I oftentimes think that if VH1 and the production company that produces BW would hire at least one African-American woman producer, with a legitimate say in the creative and editing process, there would be a heightened level of awareness and sensitivity to the images of black women they are broadcasting. Nevertheless, the producers, the director, the cameramen (yes, they too are all men), and the tech personnel can't force any cast member to throw a punch, toss a glass of water, or curse someone out. The women must take responsibility for their actions and the resulting consequences.

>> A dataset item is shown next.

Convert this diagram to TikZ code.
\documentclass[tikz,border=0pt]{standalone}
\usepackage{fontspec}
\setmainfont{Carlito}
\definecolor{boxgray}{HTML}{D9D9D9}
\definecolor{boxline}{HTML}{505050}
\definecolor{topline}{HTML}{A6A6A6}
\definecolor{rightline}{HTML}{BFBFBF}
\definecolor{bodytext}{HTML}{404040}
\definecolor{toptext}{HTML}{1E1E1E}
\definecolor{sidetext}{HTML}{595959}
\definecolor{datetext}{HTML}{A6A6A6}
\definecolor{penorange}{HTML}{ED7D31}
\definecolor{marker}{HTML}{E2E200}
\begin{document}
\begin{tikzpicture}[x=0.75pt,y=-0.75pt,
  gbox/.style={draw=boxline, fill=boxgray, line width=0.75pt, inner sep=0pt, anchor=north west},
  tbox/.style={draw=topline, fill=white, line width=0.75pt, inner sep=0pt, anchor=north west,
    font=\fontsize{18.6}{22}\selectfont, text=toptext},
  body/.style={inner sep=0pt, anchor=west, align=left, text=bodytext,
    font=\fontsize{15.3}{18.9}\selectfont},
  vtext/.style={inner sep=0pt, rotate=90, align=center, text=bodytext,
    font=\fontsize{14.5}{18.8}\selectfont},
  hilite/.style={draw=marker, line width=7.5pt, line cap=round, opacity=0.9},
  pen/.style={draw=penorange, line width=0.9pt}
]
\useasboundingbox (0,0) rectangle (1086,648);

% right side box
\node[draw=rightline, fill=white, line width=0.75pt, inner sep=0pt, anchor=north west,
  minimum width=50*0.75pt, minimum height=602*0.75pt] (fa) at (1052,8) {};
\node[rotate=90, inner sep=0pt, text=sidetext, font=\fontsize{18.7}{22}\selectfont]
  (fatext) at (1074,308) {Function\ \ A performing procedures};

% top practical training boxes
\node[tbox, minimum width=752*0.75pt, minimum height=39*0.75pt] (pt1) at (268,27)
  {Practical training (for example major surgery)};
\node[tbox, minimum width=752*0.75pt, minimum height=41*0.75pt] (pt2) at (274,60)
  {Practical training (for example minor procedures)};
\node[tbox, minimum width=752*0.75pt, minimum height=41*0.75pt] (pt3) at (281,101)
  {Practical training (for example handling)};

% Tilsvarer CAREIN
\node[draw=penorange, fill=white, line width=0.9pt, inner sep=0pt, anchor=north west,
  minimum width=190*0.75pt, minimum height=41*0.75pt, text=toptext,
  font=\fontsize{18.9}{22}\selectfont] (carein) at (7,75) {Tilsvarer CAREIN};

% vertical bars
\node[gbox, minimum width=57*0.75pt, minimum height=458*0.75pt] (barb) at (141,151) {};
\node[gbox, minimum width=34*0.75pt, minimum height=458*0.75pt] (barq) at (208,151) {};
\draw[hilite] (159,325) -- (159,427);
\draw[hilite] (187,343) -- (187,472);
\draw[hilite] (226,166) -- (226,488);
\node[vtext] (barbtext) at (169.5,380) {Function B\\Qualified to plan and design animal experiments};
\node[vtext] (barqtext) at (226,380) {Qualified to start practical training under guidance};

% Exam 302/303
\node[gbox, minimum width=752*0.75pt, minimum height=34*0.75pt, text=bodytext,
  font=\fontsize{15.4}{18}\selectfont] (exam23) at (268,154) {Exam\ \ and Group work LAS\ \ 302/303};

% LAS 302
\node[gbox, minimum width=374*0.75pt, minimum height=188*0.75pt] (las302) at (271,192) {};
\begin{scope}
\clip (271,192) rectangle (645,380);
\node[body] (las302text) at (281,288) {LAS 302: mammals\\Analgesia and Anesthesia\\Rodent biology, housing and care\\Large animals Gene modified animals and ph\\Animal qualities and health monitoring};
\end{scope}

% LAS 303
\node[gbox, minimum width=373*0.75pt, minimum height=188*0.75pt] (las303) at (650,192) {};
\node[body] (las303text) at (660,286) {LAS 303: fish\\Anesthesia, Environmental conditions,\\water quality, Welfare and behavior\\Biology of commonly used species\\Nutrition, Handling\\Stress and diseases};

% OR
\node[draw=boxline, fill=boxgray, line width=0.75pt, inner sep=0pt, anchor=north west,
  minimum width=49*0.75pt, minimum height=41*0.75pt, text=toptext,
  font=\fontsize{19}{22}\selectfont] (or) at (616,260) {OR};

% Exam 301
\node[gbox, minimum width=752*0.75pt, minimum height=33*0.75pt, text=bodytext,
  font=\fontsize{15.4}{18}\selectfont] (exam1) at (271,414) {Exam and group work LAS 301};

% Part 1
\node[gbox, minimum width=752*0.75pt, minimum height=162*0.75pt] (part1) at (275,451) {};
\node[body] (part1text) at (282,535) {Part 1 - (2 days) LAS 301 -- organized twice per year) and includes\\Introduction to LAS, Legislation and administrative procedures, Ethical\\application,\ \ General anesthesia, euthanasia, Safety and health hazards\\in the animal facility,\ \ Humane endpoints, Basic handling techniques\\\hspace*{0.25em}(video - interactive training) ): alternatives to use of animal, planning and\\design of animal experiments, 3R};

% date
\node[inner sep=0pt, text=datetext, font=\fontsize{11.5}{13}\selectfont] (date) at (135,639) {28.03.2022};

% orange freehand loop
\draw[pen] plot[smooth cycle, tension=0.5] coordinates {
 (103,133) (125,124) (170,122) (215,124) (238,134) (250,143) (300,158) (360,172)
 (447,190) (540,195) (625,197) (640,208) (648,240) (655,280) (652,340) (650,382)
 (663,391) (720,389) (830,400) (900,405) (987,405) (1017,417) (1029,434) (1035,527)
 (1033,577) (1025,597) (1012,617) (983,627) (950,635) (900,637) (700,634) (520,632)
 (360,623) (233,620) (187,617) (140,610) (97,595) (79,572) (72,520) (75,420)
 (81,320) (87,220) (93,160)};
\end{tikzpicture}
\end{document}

I shot Basketball Wives LA for months, including wonderful footage of my involvement with the domestic-violence hotline, an event at my home, a charity event for another cast member, and “normal” dining outings with the women. Yet I was only shown in two episodes. I was not only a threat because I would not belittle myself and simultaneously embarrass my mother, my daughters, and every black women in America, I was also a threat because I told the women that “no television show is worth fighting on and disgracing yourself for.” Despite the fact that legions of fans and supporters wrote to VH1 and on blogs of their desire to see a balanced show, which they felt that I represented, Shed Media decided that a “sophisticated” (their words not mine) woman like me didn’t fit into the new and evolving storylines (“storylines” in the same sentence with Basketball Wives sounds comical). For a time, I wanted to remain a part of Basketball Wives because I felt that my core values and outlook on life represented a larger percentage of the audience than VH1 understood existed. However, that desire waned quickly as I became engrossed in more fulfilling work in media.

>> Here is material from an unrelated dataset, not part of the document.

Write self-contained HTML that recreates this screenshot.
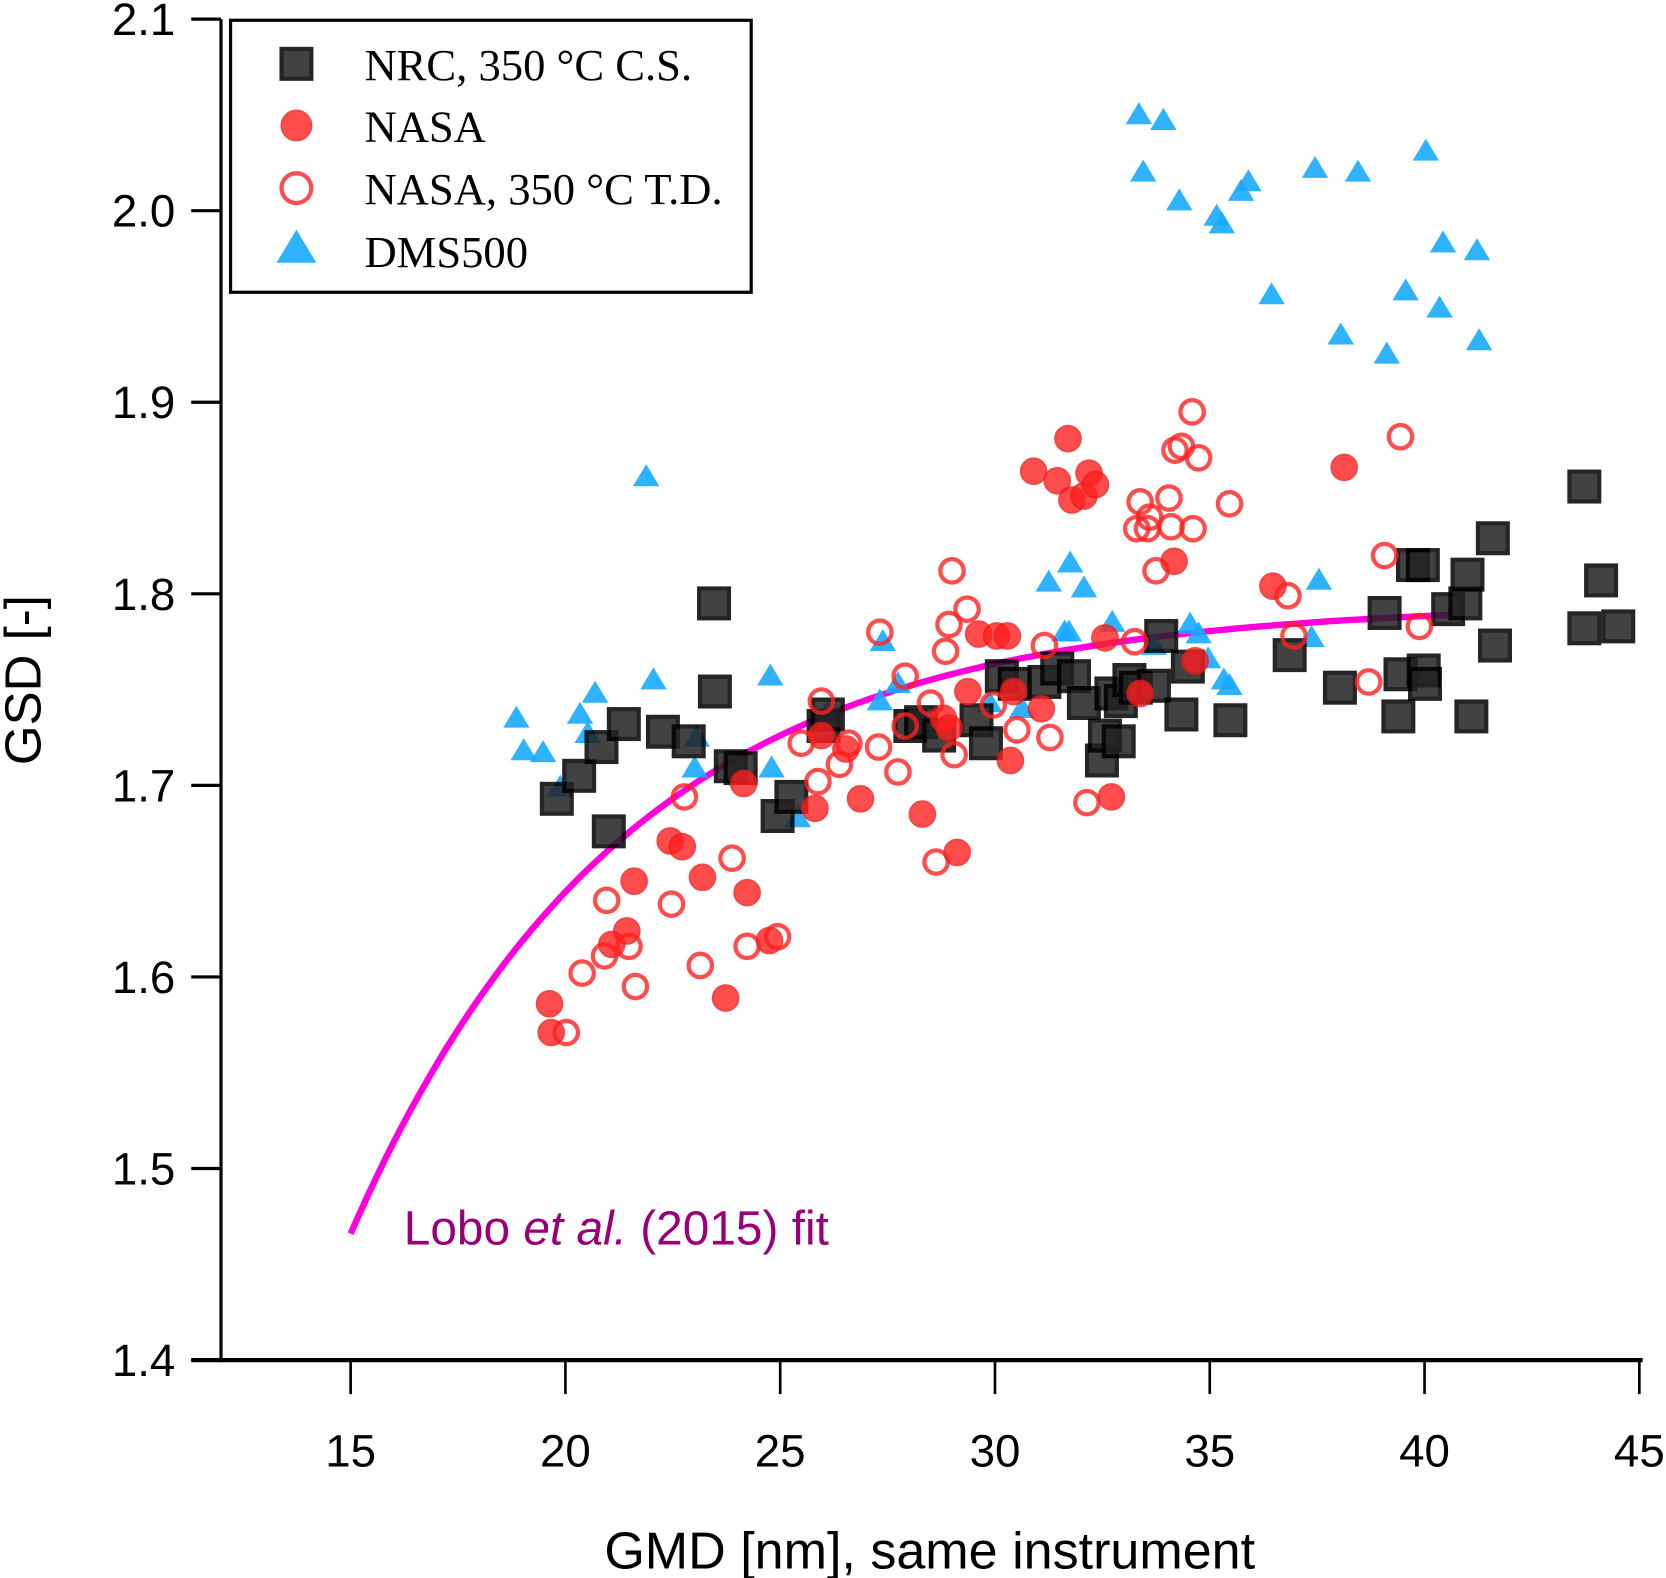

I certainly don’t miss the environment I was exposed to while taping Basketball Wives. It was both toxic and controlling. Women were not allowed to communicate after shooting a scene; women were chastised as if they were children; high-ranking executives would childishly ignore cast members on the set; and producers would “ice” cast members from working when they wanted to garner more outrageous conduct from them. Despite the “friendships” portrayed on the screen, some producers purposely planted seeds of discord between the women, and told outright lies, hoping that conflict and drama would ensue. Oftentimes, when I arrived at home, I immediately took a shower because I felt psychologically and emotionally dirty and disgusting from my day on the set.

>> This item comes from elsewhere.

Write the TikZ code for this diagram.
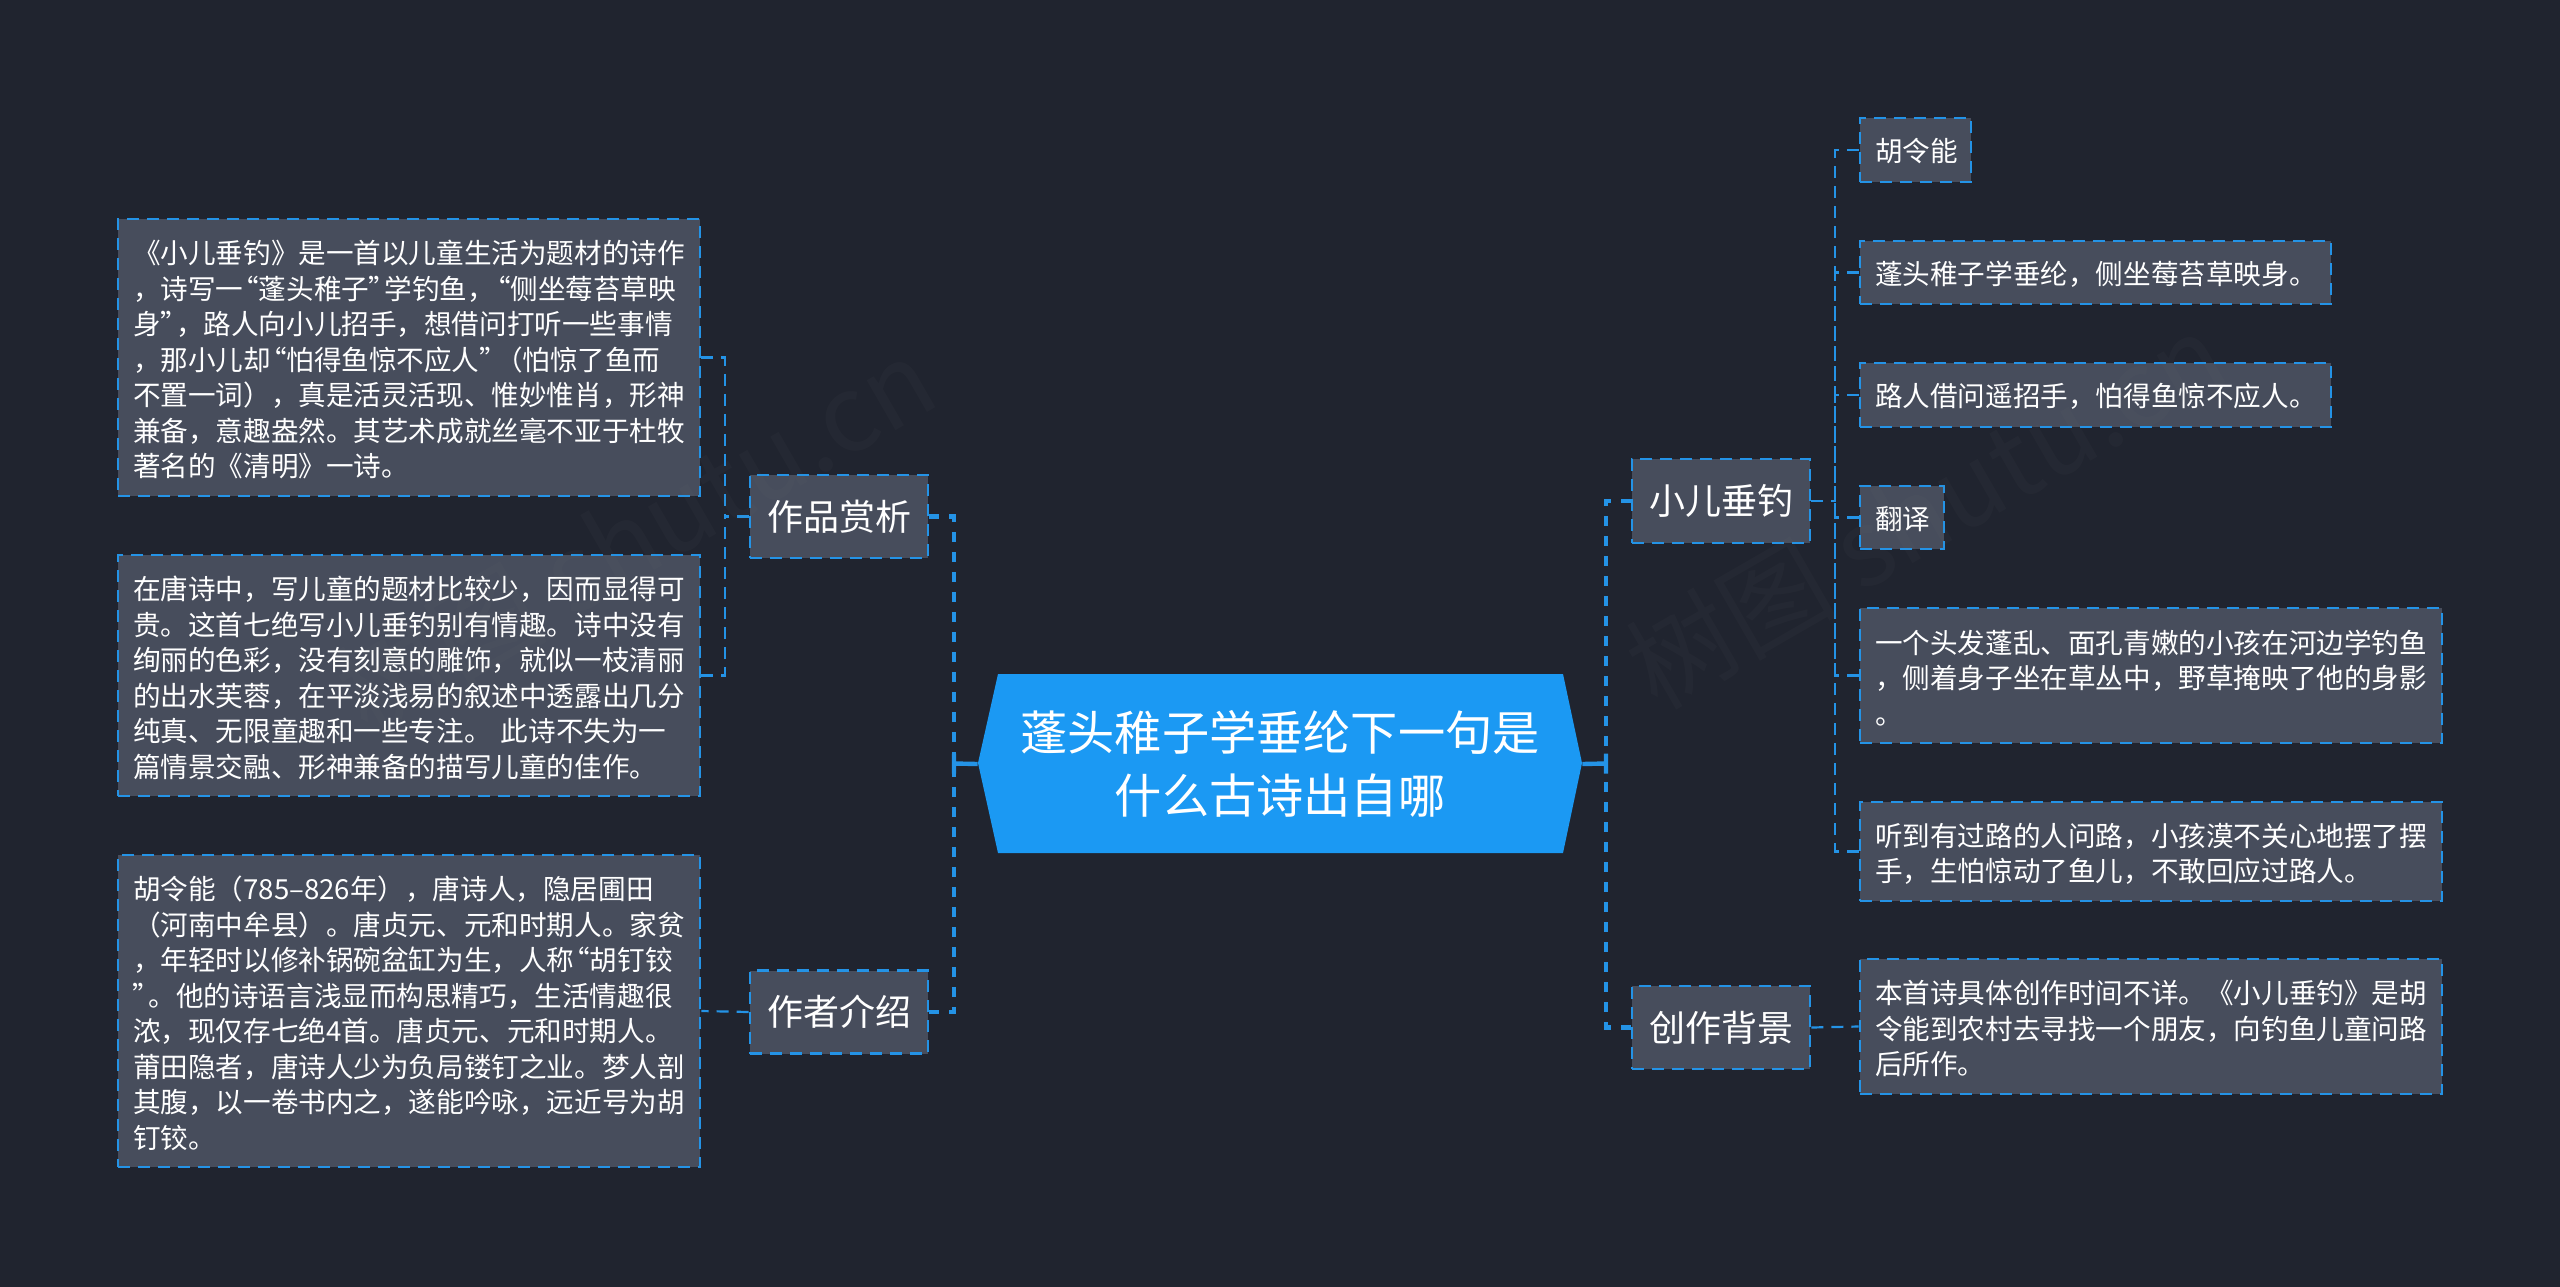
\documentclass[tikz,border=0pt]{standalone}
\usepackage{fontspec}
\setmainfont{Noto Sans CJK SC}
\newfontfamily\paltf[RawFeature=+palt]{Noto Sans CJK SC}
\newcommand\Qo{{\kern0.8pt\paltf “}}
\newcommand\Qc{{\paltf ”\kern0.8pt}}
\definecolor{bgc}{HTML}{20242F}
\definecolor{boxc}{HTML}{474D5C}
\definecolor{linec}{HTML}{2493E6}
\definecolor{rootc}{HTML}{1B99F3}
\tikzset{
  x=0.5pt,y=-0.5pt,
  leaf/.style={draw=linec,fill=boxc,text=white,line width=1.4pt,dash pattern=on 6pt off 4pt,
    rectangle,inner xsep=0pt,inner ysep=0pt,align=left,font=\fontsize{13.8}{17.75}\selectfont},
  branch/.style={draw=linec,fill=boxc,text=white,line width=1.4pt,dash pattern=on 6pt off 4pt,
    rectangle,inner sep=0pt,minimum width=89pt,align=center,font=\fontsize{18}{22}\selectfont},
  link/.style={draw=linec,line width=1.1pt,dash pattern=on 6pt off 4pt},
  mainlink/.style={draw=linec,line width=2.2pt,dash pattern=on 5pt off 5pt},
  rootlink/.style={draw=linec,line width=2.2pt},
  sitemark/.style={rotate=30,text=gray,opacity=0.05,font=\fontsize{53}{53}\selectfont},
}
\newcommand\lf[6]{% name, x0, y0, x1, y1, text
  \node[leaf,minimum width=#4*0.5pt-#2*0.5pt,minimum height=#5*0.5pt-#3*0.5pt,text width=#4*0.5pt-#2*0.5pt-15pt] (#1) at ({(#2+#4)/2},{(#3+#5)/2}) {#6\par\vspace{-2.2pt}};}
\begin{document}
\begin{tikzpicture}
\useasboundingbox (0,0) rectangle (2560,1286);
\fill[bgc] (-4,-4) rectangle (2564,1290);
% root
\fill[rootc] (998,674) -- (1563,674) -- (1582,763) -- (1563,853) -- (998,853) -- (978,763) -- cycle;
\node[text=white,align=center,inner sep=0pt,minimum width=302pt,minimum height=89.5pt,font=\fontsize{23.6}{31.5}\selectfont] (root) at (1280,764) {蓬头稚子学垂纶下一句是\\什么古诗出自哪};
% branches
\node[branch,minimum height=41.5pt] (work) at (839,516.5) {作品赏析};
\node[branch,minimum height=41.5pt] (auth) at (839,1012) {作者介绍};
\node[branch,minimum height=42pt] (poem) at (1721,501) {小儿垂钓};
\node[branch,minimum height=41.5pt] (bg) at (1721,1027.5) {创作背景};
% leaves
\lf{la}{118}{219}{700}{496}{《小儿垂钓》是一首以儿童生活为题材的诗作\\，诗写一\Qo 蓬头稚子\Qc 学钓鱼，\Qo 侧坐莓苔草映\\身\Qc，路人向小儿招手，想借问打听一些事情\\，那小儿却\Qo 怕得鱼惊不应人\Qc（怕惊了鱼而\\不置一词），真是活灵活现、惟妙惟肖，形神\\兼备，意趣盎然。其艺术成就丝毫不亚于杜牧\\著名的《清明》一诗。}
\lf{lb}{118}{555}{700}{796}{在唐诗中，写儿童的题材比较少，因而显得可\\贵。这首七绝写小儿垂钓别有情趣。诗中没有\\绚丽的色彩，没有刻意的雕饰，就似一枝清丽\\的出水芙蓉，在平淡浅易的叙述中透露出几分\\纯真、无限童趣和一些专注。 此诗不失为一\\篇情景交融、形神兼备的描写儿童的佳作。}
\lf{lc}{118}{855}{700}{1167}{胡令能（785–826年），唐诗人，隐居圃田\\（河南中牟县）。唐贞元、元和时期人。家贫\\，年轻时以修补锅碗盆缸为生，人称\Qo 胡钉铰\\\Qc。他的诗语言浅显而构思精巧，生活情趣很\\浓，现仅存七绝4首。唐贞元、元和时期人。\\莆田隐者，唐诗人少为负局镂钉之业。梦人剖\\其腹，以一卷书内之，遂能吟咏，远近号为胡\\钉铰。}
\lf{r1}{1860}{118}{1971}{182}{胡令能}
\lf{r2}{1860}{241}{2331}{304}{蓬头稚子学垂纶，侧坐莓苔草映身。}
\lf{r3}{1860}{363}{2331}{427}{路人借问遥招手，怕得鱼惊不应人。}
\lf{r4}{1860}{486}{1944}{549}{翻译}
\lf{r5}{1860}{608}{2442}{743}{一个头发蓬乱、面孔青嫩的小孩在河边学钓鱼\\，侧着身子坐在草丛中，野草掩映了他的身影\\。}
\lf{r6}{1860}{802}{2442}{901}{听到有过路的人问路，小孩漠不关心地摆了摆\\手，生怕惊动了鱼儿，不敢回应过路人。}
\lf{r7}{1860}{959}{2442}{1094}{本首诗具体创作时间不详。《小儿垂钓》是胡\\令能到农村去寻找一个朋友，向钓鱼儿童问路\\后所作。}
% junctions
\coordinate (jw) at (725,516.5);
\coordinate (jp) at (1835,501);
\coordinate (jl) at (954,763.5);
\coordinate (jr) at (1606,763.5);
% connectors
\draw[link] (work.west) -- (jw);
\draw[link] (la.east) -| (jw);
\draw[link] (lb.east) -| (jw);
\draw[link] (auth.west) -- (lc.east);
\draw[link] (poem.east) -- (jp);
\foreach \n in {r1,r2,r3,r4,r5,r6}{\draw[link] (\n.west) -| (jp);}
\draw[link] (bg.east) -- (r7.west);
\draw[mainlink] (work.east) -| (jl);
\draw[mainlink] (auth.east) -| (jl);
\draw[mainlink] (poem.west) -| (jr);
\draw[mainlink] (bg.west) -| (jr);
\draw[rootlink] (root.west) -- (jl) ++(0,-10) -- ++(0,20);
\draw[rootlink] (root.east) -- (jr) ++(0,-10) -- ++(0,20);
% faint site marks
\node[sitemark] (markL) at (635,535) {树图 shutu.cn};
\node[sitemark] (markR) at (1925,510) {树图 shutu.cn};
\end{tikzpicture}
\end{document}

Basketball Wives is a valuable commodity to Shed Media and VH1. The women of Basketball Wives should start acting like professional businesswomen and less like tightly wound puppets and demand a balanced show. Working on Basketball Wives is a gig, not a career. If the women don't want to lose paychecks due to the mounting boycotts, they had better stop fighting each other and join the raging battle against the network and the production company to eliminate the negative portrayal of women of color on Basketball Wives—before their 15 minutes of fame is up.